In the past two years, both former Secretary of State Condoleezza Rice and World Bank President Robert Zoellick have decided to turn down invitations to speak at colleges after fierce student protests over their support of the Iraq War. IMF Managing Director Christine Lagarde similarly declined an invitation from Smith College after students and faculty objected towards the work of her organization, claiming the IMF was "imperialist and patriarchal."

And this past November, Yale University was embroiled in a firestorm of controversy when a faculty member responded to the university's Intercultural Affairs Committee, which had asked students to avoid "culturally unaware or insensitive" Halloween costumes.

Erika Christakis, the Associate Master of a Yale residential college, penned her own email to students, asking if there was no room “to be a little bit inappropriate or provocative” and reminding students that their peers were permitted the right to exercise their freedom of speech.

The backlash toward her message was vehement. Many students demanded her resignation. One student was captured on video screaming profanities at Christakis’ husband Nicholas, also member of the faculty. Faced with harsh criticism, Erika Christakis resigned from her teaching post a month later. Her husband has decided to take a semester-long sabbatical in 2016.

Days later, Princeton University students calling themselves the "Black Justice League" demanded their university provide them with a safe space on campus — an area dedicated to only African-American students. At an institution that has traditionally taught students to think critically about all perspectives and gain a broader worldview, students are now instead demanding "a refuge" from potentially offensive opinions.

This nationwide movement toward restricting uncomfortable or simply different views has an enormous cost.

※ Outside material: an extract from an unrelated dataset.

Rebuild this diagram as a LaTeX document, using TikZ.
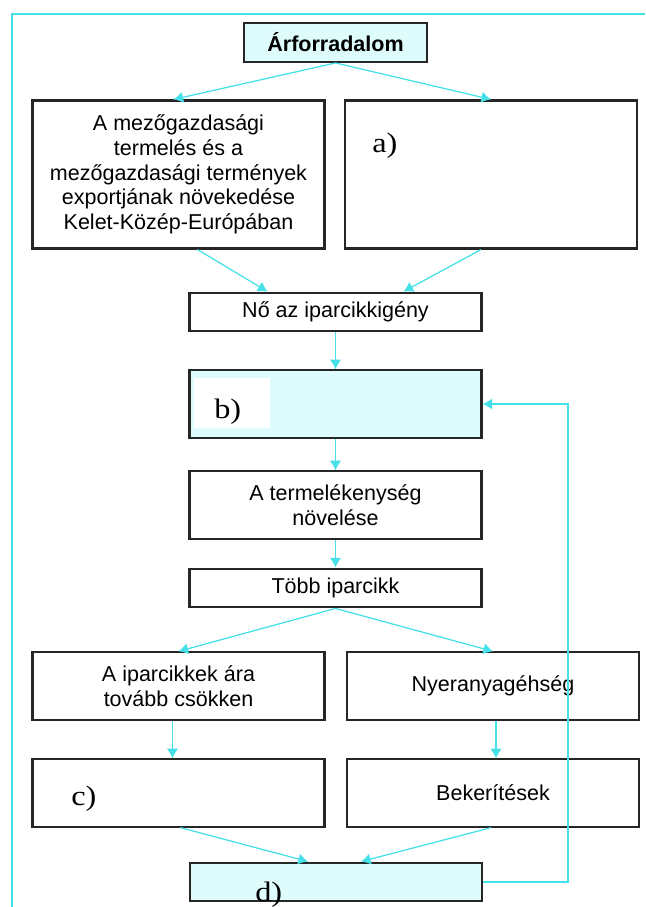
\documentclass[tikz,border=0pt]{standalone}
\usepackage{fontspec}
\setmainfont{Liberation Sans}
\newfontfamily\letterfont{Liberation Serif}[FakeStretch=1.15]
\usetikzlibrary{positioning, arrows.meta, calc}
\definecolor{flowcyan}{RGB}{70,225,232}
\definecolor{palecyan}{RGB}{222,252,252}
\tikzset{
  >={Latex[length=2.4mm, width=2.8mm]}, % small filled arrow heads
  flow/.style={->, draw=flowcyan, line width=0.9pt}, % the cyan connectors
  box/.style={draw=black!85, line width=1.5pt, fill=white, align=center,
    minimum width=7.3cm, inner sep=2pt,
    font=\fontsize{15.3}{17.5}\selectfont}, % every rectangle of the chart
  onerow/.style={box, minimum height=0.97cm}, % boxes with a single line
  tworow/.style={box, minimum height=1.68cm}, % boxes with two lines
  fiverow/.style={box, minimum height=3.7cm}, % the two boxes at the top
  tinted/.style={fill=palecyan}, % the light blue boxes
  answer/.style={font=\letterfont\fontsize{20}{20}\selectfont,
    anchor=base west, inner sep=0pt}, % labels a) to d)
}

\begin{document}
\begin{tikzpicture}[x=0.025cm, y=-0.025cm] % one unit is one pixel, y runs down
  \useasboundingbox (0,0) rectangle (645,907);
  \draw[flowcyan, line width=1.6pt] (12,907) -- (12,14) -- (645,14);

  \node[onerow, tinted, minimum width=4.575cm, font=\bfseries\fontsize{15.3}{17.5}\selectfont]
    (rev) at (335.5,42.5) {Árforradalom};
  \node[fiverow] (agri) at (178.5,174.5)
    {A mezőgazdasági\\termelés és a\\mezőgazdasági termények\\exportjának növekedése\\Kelet-Közép-Európában};
  \node[fiverow] (a) at (491,174.5) {};
  \node[onerow] (demand) at (335.5,312) {Nő az iparcikkigény};
  \node[tworow, tinted] (b) at (335.5,404) {};
  \node[tworow] (prod) at (335.5,505) {A termelékenység\\növelése};
  \node[onerow] (more) at (335.5,588) {Több iparcikk};
  \node[tworow] (price) at (178.5,686) {A iparcikkek ára\\tovább csökken};
  \node[tworow] (raw) at (493,686) {Nyeranyagéhség};
  \node[tworow] (c) at (178.5,793) {};
  \node[tworow] (fence) at (493,793) {Bekerítések};
  \node[onerow, tinted] (d) at (336,882) {};
  \coordinate (loop) at (568,404);

  \fill[white] (194,378) rectangle (270,428);
  \node[answer] (la) at (372,152) {a)};
  \node[answer] (lb) at (214,418) {b)};
  \node[answer] (lc) at (71,805) {c)};
  \node[answer] (ld) at (255,901) {d)};

  \draw[flow] (rev.south) -- ($(agri.north)+(-5,0)$);
  \draw[flow] (rev.south) -- (a.north);
  \draw[flow] ($(agri.south)+(19,0)$) -- ($(demand.north)+(-68,0)$);
  \draw[flow] ($(a.south)+(-10,0)$) -- ($(demand.north)+(68,0)$);
  \draw[flow] (demand) -- (b);
  \draw[flow] (b) -- (prod);
  \draw[flow] (prod) -- (more);
  \draw[flow] (more.south) -- (price.north);
  \draw[flow] (more.south) -- (raw.north);
  \draw[flow] ($(price.south)+(-6,0)$) -- ($(c.north)+(-6,0)$);
  \draw[flow] ($(raw.south)+(3,0)$) -- ($(fence.north)+(3,0)$);
  \draw[flow] ($(c.south)+(2,0)$) -- ($(d.north)+(-28,0)$);
  \draw[flow] ($(fence.south)+(-2,0)$) -- ($(d.north)+(25,0)$);
  \draw[flow] (d.east) -| (loop) -- (b.east);
\end{tikzpicture}
\end{document}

Students and faculty are losing their ability to effectively discuss important issues for fear of offending someone or expressing an unpopular idea.

Ironically, in most recent cases, the students themselves—and not universities—were the ones demanding limitations on free speech. Colleges that have long championed the liberal arts education are now seeing students who are so intolerant of other beliefs that they refuse to listen to opposing opinions and even insist on preventing others from doing so.

The current level of student self-censorship is a significant matter of concern for a nation founded upon the principle of freedom of expression. For our society to successfully progress, our students must be taught to respect and value the rights of others to freely voice their opinions.

In fact, many of the most productive relationships form between people with antithetical opinions. The late Supreme Court Justice Antonin Scalia, a conservative, was famous for his close partnership and friendship with Ruth Bader Ginsburg, a justice whose views fall on the opposite end of the political spectrum. Scalia was also known for hiring liberal law clerks for the sole purpose of providing opposing opinions, in order to strengthen his own legal arguments.

As a community and as a nation, we have a responsibility to teach our children to embrace a similar spirit and a culture in which different views are welcomed, not spat upon.

High schools and secondary schools play an equally critical role in shaping a more tolerant student mindset. Schools can better prepare students for college by encouraging them to engage in meaningful and unobstructed dialogue on controversial questions. Instead of avoiding uncomfortable discussions, schools must teach students to have them with respect and civility. All high school English and Social Studies classes should be offering more opportunities for students to have conversations about contentious issues and to examine the various points-of-view, especially ones with which they disagree.

If we can promote respectful discourse among our students early on, we can shape future college classes to be more respectful of each other’s opinions and more open-minded. Perhaps then, university administrations will also be less inclined to limit freedom of expression in attempts to prevent student uproar, as Williams College did.

As we continue to ignore the intolerance of opinions permeating our nation’s high schools and colleges, we allow today’s students -- including future civic leaders --to unwisely and gradually hamstring our society’s ability to debate and solve its most pressing issues. Our nation and our schools can and must do a better job in educating students to be more accepting of differing ideas.

The story goes that Voltaire once remarked, “I do not agree with what you have to say, but I will defend to the death your right to say it.” If we instill in our students and in future generations only a fraction of such mutual respect, our country’s best days will undoubtedly be ahead of us.